Lofton asked the surgeon if the knee surgery could give him back some of the height. The answer was no. Not only that, but Lofton lost another half-inch through that surgery, making him one-and-a-half inches taller on his left side. Built-up shoes only exacerbated the problem. So now, following the conclusion of the 2021 racing season, he will undergo hip-replacement surgery on his right hip and add the inch and a half back.  

“Stretching muscles, et c., will require a good bit of rehab and adjustment,” he said. “So that’s the reason I’m taking a step back. 

“I’m not looking for sympathy,” Lofton, 72, said. “I’m trying to raise awareness for anyone who might have a metal-on-metal hip implant who might be misdiagnosed as having Alzheimer’s disease or dementia.”  

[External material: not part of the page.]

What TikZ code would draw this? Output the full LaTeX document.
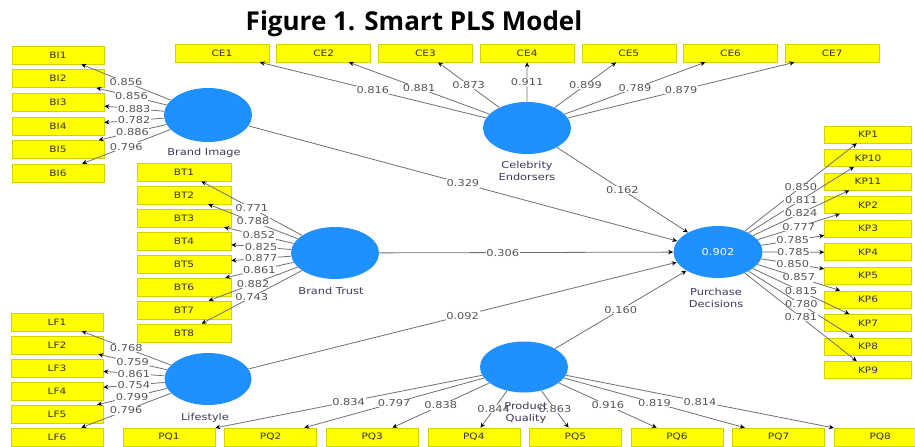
\documentclass[tikz,border=0pt]{standalone}
\usepackage{fontspec}
\usetikzlibrary{shapes.geometric,arrows.meta,calc}
\newfontfamily\titlefont{Open Sans}
\newfontfamily\plsfont[FakeStretch=1.2]{DejaVu Sans}
\newlength\pu
\setlength\pu{0.02cm}
\definecolor{indfill}{HTML}{FFFF00}
\definecolor{indborder}{HTML}{D2D200}
\definecolor{indtext}{HTML}{333333}
\definecolor{lvblue}{HTML}{1E90FF}
\definecolor{lvtext}{HTML}{3A3A5A}
\definecolor{coeftext}{HTML}{555555}
\definecolor{linegray}{HTML}{707070}
\tikzset{
  ind/.style={draw=indborder, fill=indfill, line width=0.6\pu, minimum height=18\pu,
    inner sep=0pt, text=indtext, font=\plsfont\fontsize{5}{6}\selectfont},
  lv/.style={ellipse, fill=lvblue, draw=none, minimum width=88\pu, minimum height=52\pu, inner sep=0pt},
  lvname/.style={align=center, text=lvtext, font=\plsfont\fontsize{5.4}{7.1}\selectfont},
  coef/.style={fill=white, inner sep=0.6\pu, text=coeftext, font=\plsfont\fontsize{5.4}{6}\selectfont},
  link/.style={draw=linegray, line width=0.8\pu, -{Stealth[length=0.1cm,width=0.09cm,color=black]}}
}
\begin{document}
\begin{tikzpicture}[x=0.02cm, y=-0.02cm]
\useasboundingbox (0,0) rectangle (915,446);
\clip (0,0) rectangle (915,446);
\fill[white] (0,0) rectangle (915,446);

% title
\node[anchor=base, font=\titlefont\bfseries\fontsize{14.8}{17}\selectfont] (title) at (414,31) {Figure 1. Smart PLS Model};

% latent variables
\node[lv, minimum height=54\pu] (bi) at (208,115) {};
\node[lv] (ce) at (527,128) {};
\node[lv] (bt) at (335,253) {};
\node[lv, minimum width=89\pu, text=white, font=\plsfont\fontsize{5.4}{6}\selectfont] (pd) at (718,252) {0.902};
\node[lv, minimum width=87\pu] (lf) at (208,379) {};
\node[lv, minimum height=51\pu] (pq) at (524,367) {};

% indicators
\foreach \i [count=\k from 0] in {1,...,6}
  \node[ind, minimum width=92\pu] (BI\i) at (58,55+23.6*\k) {BI\i};
\foreach \i [count=\k from 0] in {1,...,7}
  \node[ind, minimum width=94\pu] (CE\i) at (222+101.7*\k,53) {CE\i};
\foreach \i [count=\k from 0] in {1,...,8}
  \node[ind, minimum width=94\pu] (BT\i) at (184,172+23*\k) {BT\i};
\foreach \i [count=\k from 0] in {1,10,11,2,3,4,5,6,7,8,9}
  \node[ind, minimum width=87\pu, minimum height=17\pu] (KP\i) at (868,134.5+23.55*\k) {KP\i};
\foreach \i [count=\k from 0] in {1,...,6}
  \node[ind, minimum width=92\pu] (LF\i) at (57,322+23*\k) {LF\i};
\foreach \i [count=\k from 0] in {1,...,8}
  \node[ind, minimum width=92\pu] (PQ\i) at (169+101.6*\k,437) {PQ\i};

% construct names
\node[lvname] (biname) at (204,153) {Brand Image};
\node[lvname] (cename) at (527,171) {Celebrity\\Endorsers};
\node[lvname] (btname) at (331,291) {Brand Trust};
\node[lvname] (pdname) at (716,298) {Purchase\\Decisions};
\node[lvname] (lfname) at (205,418) {Lifestyle};

% outer loadings
\foreach \i/\v in {1/0.856,2/0.856,3/0.883,4/0.782,5/0.886,6/0.796}
  \draw[link] (bi) -- node[coef] {\v} (BI\i);
\foreach \i/\v in {1/0.816,2/0.881,3/0.873,4/0.911,5/0.899,6/0.789,7/0.879}
  \draw[link] (ce) -- node[coef] {\v} (CE\i);
\foreach \i/\v in {1/0.771,2/0.788,3/0.852,4/0.825,5/0.877,6/0.861,7/0.882,8/0.743}
  \draw[link] (bt) -- node[coef] {\v} (BT\i);
\foreach \i/\v in {1/0.850,10/0.811,11/0.824,2/0.777,3/0.785,4/0.785,5/0.850,6/0.857,7/0.815,8/0.780,9/0.781}
  \draw[link] (pd) -- node[coef] {\v} (KP\i);
\foreach \i/\v in {1/0.768,2/0.759,3/0.861,4/0.754,5/0.799,6/0.796}
  \draw[link] (lf) -- node[coef] {\v} (LF\i);
\foreach \i/\v in {1/0.834,2/0.797,3/0.838,4/0.844,5/0.863,6/0.916,7/0.819,8/0.814}
  \draw[link] (pq) -- node[coef] {\v} (PQ\i);

% structural paths
\draw[link] (bi) -- node[coef] {0.329} (pd);
\draw[link] (ce) -- node[coef] {0.162} (pd);
\draw[link] (bt) -- node[coef, pos=0.42] {0.306} (pd);
\draw[link] (lf) -- node[coef] {0.092} (pd);
\draw[link] (pq) -- node[coef] {0.160} (pd);

\node[lvname] (pqname) at (526,413) {Product\\Quality};
\end{tikzpicture}
\end{document}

He said his hope is that others like him could undergo testing to see if they have been stricken with cobalt poisoning. He has struggled with the illness for three years and is glad to help save others the trouble if their situations happen to be similar. 

But Lofton’s mission in sharing his story is twofold, he said Because his doctor said he could rid his blood, but not his brain, of the excessive cobalt, Lofton said, “I also am hoping someone out there can tell me how to get this out of my brain that I might have a full recovery.” 

Lofton sold Strutmasters in August 2020, and said, “With all that has transpired, that has been a good decision. I’m a partner in the bigger company, and together we have been able to grow Strutmasters significantly. They have been awesome to work with.  

“We never know what our future holds,” he said, “but I’m grateful to all the teams that allowed me to be a part of their program. I hope I proved that there is a place in NHRA for the little guy. I am just another little guy. Hope to see all of you soon. Thanks for the ride of a lifetime.” 

Lofton has helped fund the racing programs of such NHRA competitors as Justin Ashley, Clay Millican, Doug Foley, Buddy Hull, Mike Bucher, Joey Haas, Lex Joon, and Audrey Worm (Top Fuel); Terry Haddock, Paul Richards, and Chris King (Funny Car); Wally Stroupe, Richie Stevens, John Gaydosh, Bo Butner, Steve Graham, and Shane Tucker (Pro Stock); Scotty Pollacheck, Matt Smith, and Angie Smith (Pro Stock Motorcycle); Rickie Smith and Chip King (Pro Modified); Johnny Pluchino (Mountain Motor Pro Stock); and sportsman racers Ed Federkeil, Dan Fletcher, and Steve Foley. 

Before he became involved in the NHRA, Lofton was part of a group that owned stock car’s Hooters Pro Cup Series. And he helped son Matt Lofton in his racing pursuits in late-model stocks, ARCA, and finally in the NASCAR Truck Series from 2006-2012. Together they won a race in 2007 and had three podium finishes in 2012.